Pour aller plus loin :
Natalia MUCHNIK, Les prisons de la foi, L’enfermement des minorités XVIe-XVIIIe siècle, Paris, Puf, 2019.
Luc BUCHERIE, « La prison de Crest (Drôme) : graffiti religieux, graffiti politiques » in Le Monde alpin et rhodanien. Revue régionale d’ethnologie, n°1-2/2004. Cicatrices murales. Les graffiti de prison, sous la direction de Joël Candau et Philippe Hameau, pp. 47-61.
[1] Huguenot : terme qui désigne historiquement les calvinistes français.

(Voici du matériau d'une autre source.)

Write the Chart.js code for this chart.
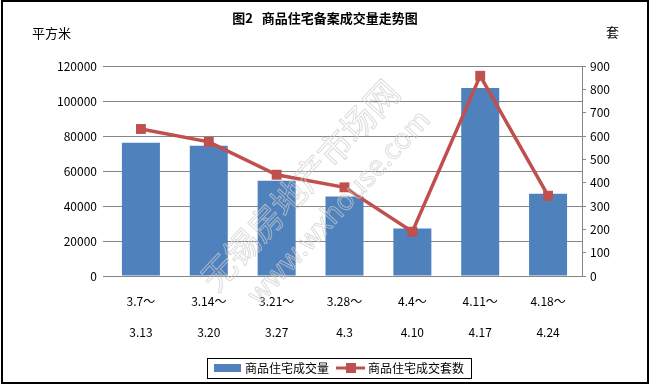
<!DOCTYPE html>
<html>
<head>
<meta charset="utf-8">
<script src="https://cdn.jsdelivr.net/npm/chart.js@4"></script>
<style>
  body { margin: 0; background: #fff; }
  #wrap { width: 651px; height: 388px; position: relative; }
</style>
</head>
<body>
<div id="wrap"><canvas id="chart" width="651" height="388"></canvas></div>
<script>
// data
const weekStart = ["3.7～", "3.14～", "3.21～", "3.28～", "4.4～", "4.11～", "4.18～"];
const weekEnd = ["3.13", "3.20", "3.27", "4.3", "4.10", "4.17", "4.24"];
const areaSold = [76100, 74400, 54400, 45500, 27100, 107500, 47000];
const unitsSold = [630, 575, 434, 380, 190, 858, 344];
const seriesNames = ["商品住宅成交量", "商品住宅成交套数"];
const titleText = "图2   商品住宅备案成交量走势图";
const leftUnit = "平方米";
const rightUnit = "套";

const barColor = "#4F81BD";
const lineColor = "#C0504D";
const gridColor = "#868686";
const fontFamily = '"Noto Sans CJK SC", "DejaVu Sans", sans-serif';

const labels = weekStart.map((s, i) => [s, weekEnd[i]]);

// title, unit captions, legend box, outer frame
const decorations = {
  id: "decorations",
  beforeDraw(chart) {
    const ctx = chart.ctx;
    ctx.save();
    ctx.fillStyle = "#fff";
    ctx.fillRect(0, 0, chart.width, chart.height);
    ctx.restore();
  },
  afterDatasetsDraw(chart) {
    // faint watermark
    const ctx = chart.ctx;
    ctx.save();
    ctx.translate(320, 190);
    ctx.rotate(-0.82);
    ctx.strokeStyle = "rgba(205,205,205,0.7)";
    ctx.lineWidth = 1;
    ctx.font = "34px " + fontFamily;
    ctx.textAlign = "center";
    ctx.textBaseline = "middle";
    ctx.strokeText("无锡房地产市场网", -10, -18);
    ctx.font = "28px " + fontFamily;
    ctx.strokeText("www.wxhouse.com", 0, 24);
    ctx.restore();
  },
  afterDraw(chart) {
    const ctx = chart.ctx;
    ctx.save();
    ctx.fillStyle = "#000";
    ctx.textBaseline = "middle";

    ctx.font = "bold 13px " + fontFamily;
    ctx.textAlign = "center";
    ctx.fillText(titleText, 325, 18);

    ctx.font = "13px " + fontFamily;
    ctx.textAlign = "left";
    ctx.fillText(leftUnit, 32, 33);
    ctx.fillText(rightUnit, 606, 32);

    // legend
    ctx.strokeStyle = "#000";
    ctx.lineWidth = 1;
    ctx.strokeRect(207.5, 358.5, 264, 20);
    ctx.fillStyle = barColor;
    ctx.fillRect(214, 364, 27, 8);
    ctx.strokeStyle = lineColor;
    ctx.lineWidth = 3;
    ctx.beginPath();
    ctx.moveTo(336, 368);
    ctx.lineTo(365, 368);
    ctx.stroke();
    ctx.fillStyle = lineColor;
    ctx.fillRect(346, 363, 10, 10);
    ctx.fillStyle = "#000";
    ctx.font = "12px " + fontFamily;
    ctx.fillText(seriesNames[0], 245, 368);
    ctx.fillText(seriesNames[1], 368, 368);

    // frame
    ctx.strokeStyle = "#000";
    ctx.lineWidth = 2;
    ctx.strokeRect(2, 1, 646, 382);
    ctx.restore();
  },
};

new Chart(document.getElementById("chart"), {
  data: {
    labels: labels,
    datasets: [
      {
        type: "line",
        label: seriesNames[1],
        data: unitsSold,
        yAxisID: "y1",
        borderColor: lineColor,
        backgroundColor: lineColor,
        borderWidth: 3.5,
        pointStyle: "rect",
        pointRadius: 7,
        pointBorderWidth: 0,
        tension: 0,
        order: 0,
      },
      {
        type: "bar",
        label: seriesNames[0],
        data: areaSold,
        yAxisID: "y",
        backgroundColor: barColor,
        barPercentage: 0.56,
        categoryPercentage: 1.0,
        order: 1,
      },
    ],
  },
  options: {
    responsive: false,
    animation: false,
    layout: { padding: { top: 66, bottom: 48, left: 0, right: 0 } },
    plugins: {
      legend: { display: false },
      title: { display: false },
      tooltip: { enabled: false },
    },
    scales: {
      x: {
        grid: { display: false },
        border: { display: false },
        ticks: {
          color: "#000",
          padding: 2,
          maxRotation: 0,
          autoSkip: false,
          font: { family: fontFamily, size: 12, lineHeight: "31px" },
        },
        afterFit: (s) => { s.height = 64; },
      },
      y: {
        position: "left",
        min: 0,
        max: 120000,
        ticks: {
          stepSize: 20000,
          color: "#000",
          padding: 6,
          font: { family: fontFamily, size: 12 },
          callback: (v) => String(v),
        },
        grid: { color: gridColor, lineWidth: 1, tickLength: 4 },
        border: { display: false },
        afterFit: (s) => { s.width = 107; },
      },
      y1: {
        position: "right",
        min: 0,
        max: 900,
        ticks: {
          stepSize: 100,
          color: "#000",
          padding: 4,
          font: { family: fontFamily, size: 12 },
          callback: (v) => String(v),
        },
        grid: { drawOnChartArea: false, color: gridColor, tickLength: 4 },
        border: { display: true, color: gridColor },
        afterFit: (s) => { s.width = 69; },
      },
    },
  },
  plugins: [decorations],
});
</script>
</body>
</html>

[2] Natalia MUCHNIK, Les prisons de la foi, L’enfermement des minorités XVIe-XVIIIe siècle, Paris, Puf, 2019, pp. 170-171.
[3] Luc BUCHERIE, « La prison de Crest (Drôme) : graffiti religieux, graffiti politiques » in Le Monde alpin et rhodanien. Revue régionale d’ethnologie, n°1-2/2004. Cicatrices murales. Les graffiti de prison, sous la direction de Joël Candau et Philippe Hameau, pp. 47-61.